### Task objective
From the entries that follow, pick out all lines holding "this".

######

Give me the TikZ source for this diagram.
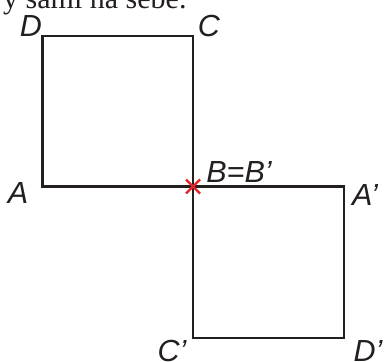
\documentclass[tikz,border=0pt]{standalone}
\usepackage{fontspec}
\setmainfont{Liberation Serif}
\newfontfamily\labelfont{Liberation Sans}
\definecolor{lineblack}{RGB}{35,31,32}
\definecolor{crossred}{RGB}{225,35,40}
\begin{document}
\begin{tikzpicture}[x=1pt,y=-1pt,
  edge/.style={draw=lineblack,line width=2.2pt,line join=miter},
  lbl/.style={font=\labelfont\itshape\fontsize{30.5}{30.5}\selectfont,text=lineblack,inner sep=0pt,anchor=base},
  crossline/.style={draw=crossred,line width=2.4pt}]
\useasboundingbox (0,0) rectangle (385,361);
\begin{scope}
\clip (0,0) rectangle (385,361);
\node[font=\fontsize{30}{30}\selectfont,anchor=base west,inner sep=0pt,text=lineblack] (top) at (3,9) {y sami na sebe.};
% coordinates
\coordinate (A) at (42.5,186.5);
\coordinate (B) at (193,186.5);
\coordinate (C) at (193,36);
\coordinate (D) at (42.5,36);
\coordinate (A2) at (344,186.5);
\coordinate (C2) at (193,338);
\coordinate (D2) at (344,338);
\draw[edge] (A) -- (D) -- (C) -- (B) -- cycle;
\draw[edge] (B) -- (A2) -- (D2) -- (C2) -- cycle;
% cross
\coordinate (x1) at (186,179.5);
\coordinate (x2) at (200,193.5);
\coordinate (x3) at (186,193.5);
\coordinate (x4) at (200,179.5);
\draw[crossline] (x1) -- (x2);
\draw[crossline] (x3) -- (x4);
% labels
\node[lbl] (lD) at (31,37) {D};
\node[lbl] (lC) at (209,37) {C};
\node[lbl] (lA) at (18,203) {A};
\node[lbl] (lB) at (239,182) {B=B’};
\node[lbl] (lA2) at (365,205) {A’};
\node[lbl] (lC2) at (172,361) {C’};
\node[lbl] (lD2) at (368,361) {D’};
\end{scope}
\end{tikzpicture}
\end{document}
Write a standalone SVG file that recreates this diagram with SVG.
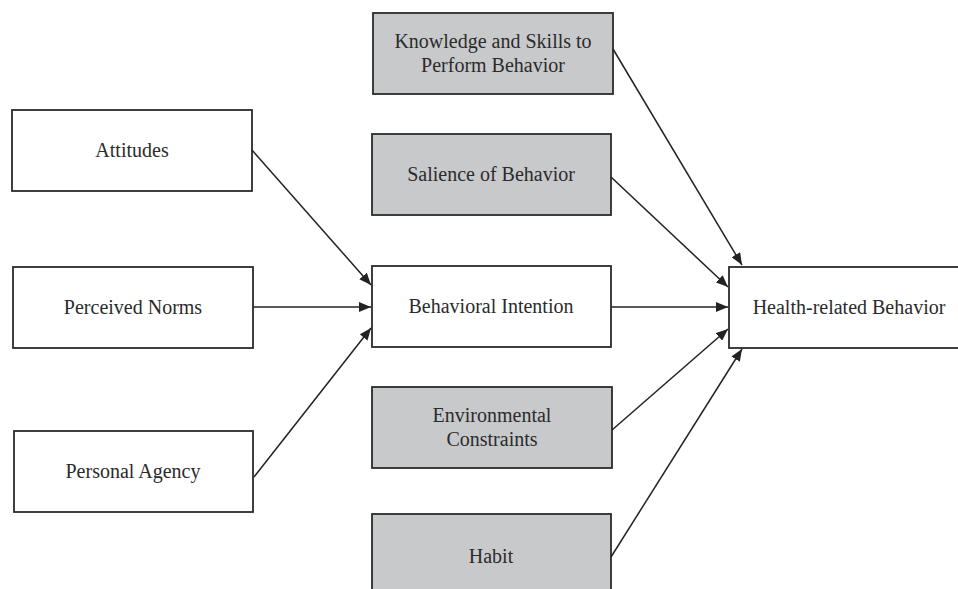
<svg xmlns="http://www.w3.org/2000/svg" width="958" height="589" viewBox="0 0 958 589">
<style>
.box{stroke:#2b2b2b;stroke-width:1.8}
.w{fill:#fff}
.g{fill:#c8c9cb}
text{font-family:"Liberation Serif","Times New Roman",serif;font-size:20px;fill:#2b2b2b;text-anchor:middle}
.c line{stroke:#222;stroke-width:1.5;marker-end:url(#ah)}
</style>
<defs>
<marker id="ah" viewBox="0 0 12 10" refX="12" refY="5" markerWidth="12" markerHeight="10" markerUnits="userSpaceOnUse" orient="auto">
<path d="M0,0 L12,5 L0,10 Z" fill="#222"/>
</marker>
</defs>
<rect width="958" height="589" fill="#fff"/>
<g id="attitudes"><rect class="box w" x="12" y="110" width="240" height="81"/><text x="132" y="157">Attitudes</text></g>
<g id="norms"><rect class="box w" x="13" y="267" width="240" height="81"/><text x="133" y="314">Perceived Norms</text></g>
<g id="agency"><rect class="box w" x="14" y="431" width="239" height="81"/><text x="133" y="478">Personal Agency</text></g>
<g id="knowledge"><rect class="box g" x="373" y="13" width="240" height="81"/><text x="493" y="48">Knowledge and Skills to</text><text x="493" y="72">Perform Behavior</text></g>
<g id="salience"><rect class="box g" x="372" y="134" width="239" height="81"/><text x="491" y="181">Salience of Behavior</text></g>
<g id="intention"><rect class="box w" x="372" y="266" width="239" height="81"/><text x="491" y="313">Behavioral Intention</text></g>
<g id="environment"><rect class="box g" x="372" y="387" width="240" height="81"/><text x="492" y="422">Environmental</text><text x="492" y="446">Constraints</text></g>
<g id="habit"><rect class="box g" x="372" y="514" width="239" height="90"/><text x="491" y="563">Habit</text></g>
<g id="health"><rect class="box w" x="729" y="267" width="240" height="81"/><text x="849" y="314">Health-related Behavior</text></g>
<g class="c" id="connectors">
<line x1="252" y1="150" x2="371" y2="285"/>
<line x1="253" y1="307" x2="371" y2="307"/>
<line x1="254" y1="477" x2="371" y2="328"/>
<line x1="613" y1="49" x2="742" y2="265"/>
<line x1="611" y1="177" x2="728" y2="287"/>
<line x1="611" y1="307" x2="728" y2="307"/>
<line x1="612" y1="430" x2="728" y2="329"/>
<line x1="611" y1="557" x2="742" y2="349"/>
</g>
</svg>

######

### Response below
Give me the TikZ source for this diagram.
Write a standalone SVG file that recreates this diagram with SVG.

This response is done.